In towns like Hunt and Comfort, where the river defines both the landscape and the local economy, residents are juggling short-term safety with long-term worries. Many homes, cabins and rentals rebuilt or repaired after 2025 are now facing another round of water damage, potential mold and complicated insurance claims, deepening concerns about the viability of riverside living.
Why the Guadalupe Keeps Flooding So Fast
The Guadalupe’s repeat crises are rooted in geography and climate. The river’s headwaters rise in the limestone hills of the Edwards Plateau, where steep terrain and shallow soils limit the landscape’s ability to absorb intense rainfall. Instead, water races down tributary creeks and canyons into the main channel, driving rapid and sometimes vertical rises in river stage.
Hydrologists refer to the broader Central Texas region as one of the most flash-flood-prone areas in North America. Long-term analyses by federal and academic teams of the July 2025 event describe how a compact but ferocious thunderstorm complex stalled over the upper watershed, focusing extreme rainfall into a relatively small basin. The result was a short-lived but extraordinarily destructive surge that left little time for downstream communities to react.
Urbanization and development along the Guadalupe corridor may also be amplifying impacts. As more homes, roads and commercial buildings are constructed near the river, impermeable surfaces expand, funneling runoff more quickly into channels. Floodplain studies and regional planning documents produced after 2025 highlight concerns that existing flood maps and building practices may underestimate the risk posed by rare but increasingly observed high-end events.
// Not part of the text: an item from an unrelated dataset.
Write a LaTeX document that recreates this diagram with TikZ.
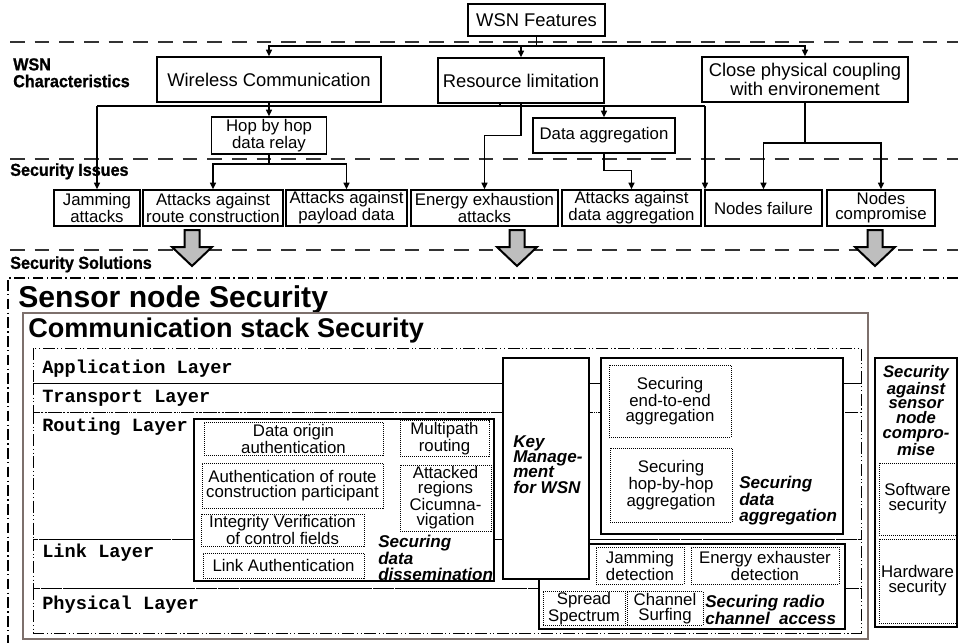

Climate scientists are still assessing how a warming atmosphere might be influencing the frequency and intensity of such deluges, but several recent studies of Central Texas rainfall point to a trend toward more intense downpours. For residents on the Guadalupe, that translates into a future where “record” floods may arrive in closer succession than historical experience once suggested.
Testing New Warnings and Long-Term Resilience
The unfolding 2026 flood is also an early test of the changes put in place after last summer. State press releases and regional flood planning materials indicate that agencies and local governments have worked over the past year to improve real-time river monitoring, expand automated gauge networks and refine digital alert systems that push warnings to phones and social platforms.
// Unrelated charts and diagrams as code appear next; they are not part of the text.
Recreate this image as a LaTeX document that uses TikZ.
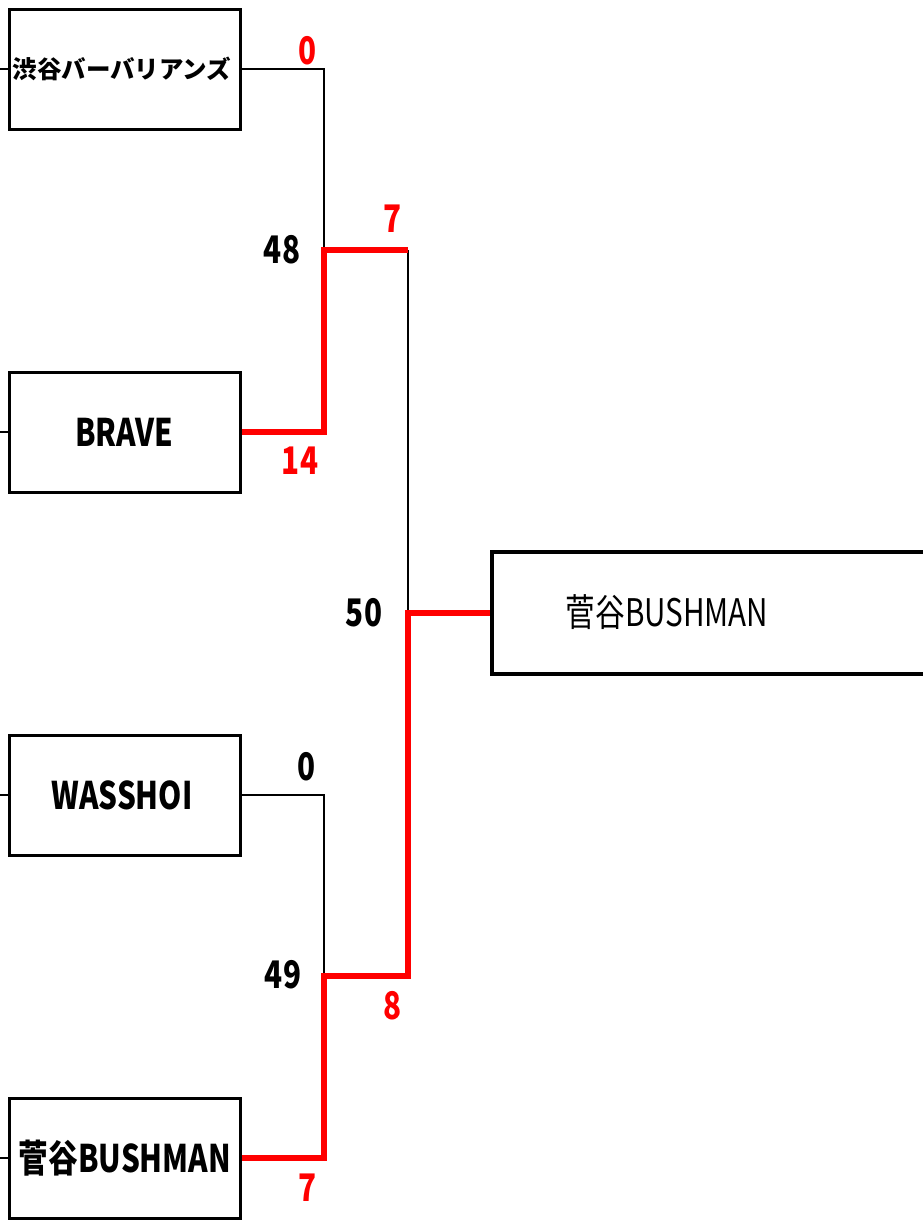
\documentclass[tikz,border=0pt]{standalone}
\usepackage{fontspec}
\newfontfamily\cond[FakeStretch=0.78]{Noto Sans CJK JP}
\newfontfamily\jpn{Noto Sans CJK JP}
\begin{document}
\begin{tikzpicture}[x=1pt,y=-1pt,
  team/.style={draw,line width=3pt,minimum width=231pt,minimum height=120pt,inner sep=0pt,fill=white},
  champ/.style={draw,line width=4.5pt,minimum width=448pt,minimum height=122pt,inner sep=0pt},
  loseline/.style={line width=2.6pt,black},
  winline/.style={line width=6pt,red},
  score/.style={font=\cond\bfseries\fontsize{38}{38}\selectfont,inner sep=0pt,text depth=0pt},
  redscore/.style={score,text=red},
  teamlabel/.style={font=\cond\bfseries\fontsize{38}{38}\selectfont,inner sep=0pt}
]
\useasboundingbox (0,0) rectangle (922,1224);
% teams
\node[team] (t1) at (124.5,69) {};
\node[team] (t2) at (124.5,432) {};
\node[team] (t3) at (124.5,795) {};
\node[team] (t4) at (124.5,1158) {};
\node[champ] (ch) at (716,613) {};
\node[font=\jpn\bfseries\fontsize{24.5}{24.5}\selectfont,inner sep=0pt] (n1) at (122,69) {渋谷バーバリアンズ};
\node[teamlabel] (n2) at (124,432) {BRAVE};
\node[teamlabel] (n3) at (122,795) {WASSHOI};
\node[teamlabel] (n4) at (125,1158) {菅谷BUSHMAN};
\node[font=\cond\fontsize{38}{38}\selectfont,inner sep=0pt] (n5) at (667,612) {菅谷BUSHMAN};
% left stubs
\coordinate (s1) at (0,69);
\coordinate (s2) at (0,432);
\coordinate (s3) at (0,795);
\coordinate (s4) at (0,1158);
\foreach \i in {1,2,3,4} \draw[loseline] (s\i) -- (t\i.west);
% junctions
\coordinate (a1) at (324,69);
\coordinate (a2) at (324,432);
\coordinate (m1) at (324,250);
\coordinate (m1r) at (408,250);
\coordinate (a3) at (324,795);
\coordinate (a4) at (324,1158);
\coordinate (m2) at (324,976);
\coordinate (m2r) at (408,976);
\coordinate (f) at (408,613);
% black (losing) lines
\draw[loseline] (t1.east) -- (a1) -- (m1);
\draw[loseline] (m1r) -- (f);
\draw[loseline] (t3.east) -- (a3) -- (m2);
% red (winning) lines
\draw[winline] (t2.east) -- (a2) -- (m1) -- (m1r);
\draw[winline] (t4.east) -- (a4) -- (m2) -- (m2r) -- (f) -- (ch.west);
% scores
\node[redscore] (sc1) at (308,50) {0};
\node[score] (sc2) at (282,249) {48};
\node[redscore] (sc3) at (393,219) {7};
\node[redscore] (sc4) at (300,461) {14};
\node[score] (sc5) at (364,612) {50};
\node[score] (sc6) at (307,766) {0};
\node[score] (sc7) at (283,974) {49};
\node[redscore] (sc8) at (393,1005) {8};
\node[redscore] (sc9) at (308,1188) {7};
\end{tikzpicture}
\end{document}
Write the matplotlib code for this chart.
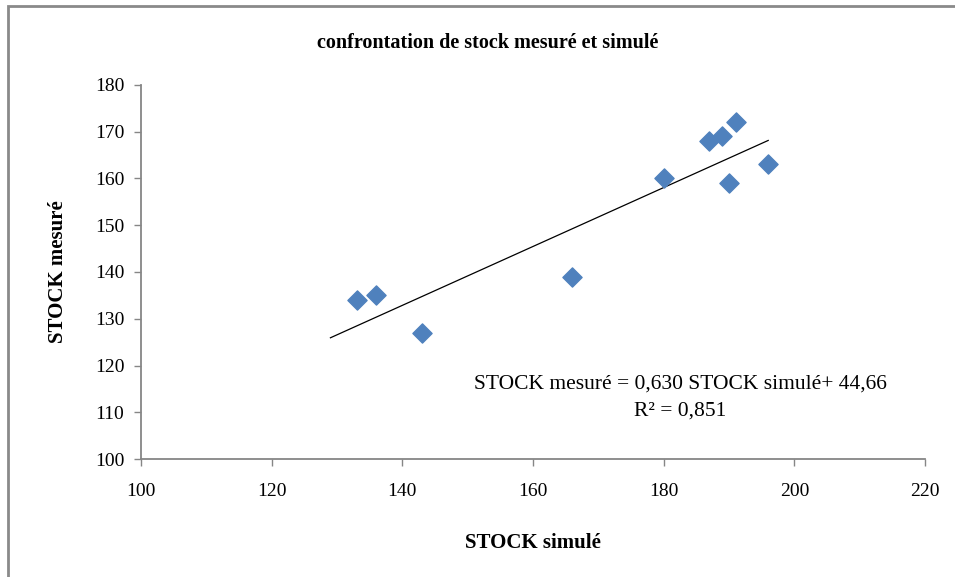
import numpy as np
import matplotlib.pyplot as plt
from matplotlib.patches import Rectangle

# stock simulé / stock mesuré
stock_simule = [133, 136, 143, 166, 180, 187, 189, 191, 190, 196]
stock_mesure = [134, 135, 127, 139, 160, 168, 169, 172, 159, 163]

# droite de tendance (affichée sur le graphe)
pente = 0.630
ordonnee = 44.66
r2 = 0.851
x_tendance = [129, 196]

plt.rcParams['font.family'] = ['Liberation Serif', 'DejaVu Serif']

fig = plt.figure(figsize=(9.55, 5.77), dpi=100)
ax = fig.add_axes([0.1476, 0.2045, 0.821, 0.6482])

# cadre gris autour du graphique
fig.patches.append(Rectangle((8/955, -0.1), 1.2, 1.1 - 6/577, transform=fig.transFigure,
                             fill=False, edgecolor='#8a8a8a', linewidth=2.0))

xt = np.array(x_tendance)
ax.plot(xt, pente*xt + ordonnee, color='black', linewidth=0.9, zorder=2)
ax.scatter(stock_simule, stock_mesure, marker='D', s=95, color='#4f81bd',
           edgecolors='#4f81bd', zorder=3)

ax.set_xlim(100, 220)
ax.set_ylim(100, 180)
ax.set_xticks(range(100, 221, 20))
ax.set_yticks(range(100, 181, 10))

for s in ['top', 'right']:
    ax.spines[s].set_visible(False)
for s in ['left', 'bottom']:
    ax.spines[s].set_color('#868686')
    ax.spines[s].set_linewidth(1.3)
ax.tick_params(direction='out', length=5, width=1, color='#868686',
               labelsize=14, labelcolor='black', pad=7)
ax.tick_params(axis='x', pad=12)

ax.set_xlabel('STOCK simulé', fontsize=15, fontweight='bold', labelpad=24)
ax.set_ylabel('STOCK mesuré', fontsize=15, fontweight='bold', labelpad=19)
fig.text(0.511, 0.925, 'confrontation de stock mesuré et simulé',
         ha='center', va='center', fontsize=14.5, fontweight='bold')

ax.text(182.5, 116.0, 'STOCK mesuré = %s STOCK simulé+ %s' % (('%.3f' % pente).replace('.', ','), ('%.2f' % ordonnee).replace('.', ',')),
        ha='center', va='center', fontsize=15.5)
ax.text(182.5, 110.3, 'R² = %s' % ('%.3f' % r2).replace('.', ','),
        ha='center', va='center', fontsize=15.5)

fig.savefig('out.png', dpi=100)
As the latest surge moved through Kerr and Kendall counties, residents reported receiving multiple overlapping alerts referencing major to catastrophic flooding along the Guadalupe. Local news outlets have emphasized the dangers of low-water crossings and encouraged people to leave vulnerable areas before dark, reflecting efforts to shift public behavior after 2025’s overnight disaster caught many families asleep near the river.
In the longer term, the back-to-back floods are expected to intensify debates over how and where Texans build in floodplains. Some regional planning groups have already floated ideas such as voluntary buyouts of the most at-risk riverfront properties, stricter elevation requirements for new construction and redesigned recreational access points that keep critical infrastructure and sleeping areas farther from the channel.
For now, attention remains fixed on the gauges and radar screens as communities watch to see how high the Guadalupe will climb. Once the water recedes, the sense of déjà vu is likely to fuel renewed calls to treat the river not just as a cherished summer playground, but as a powerful and sometimes deadly force shaping life in the Hill Country.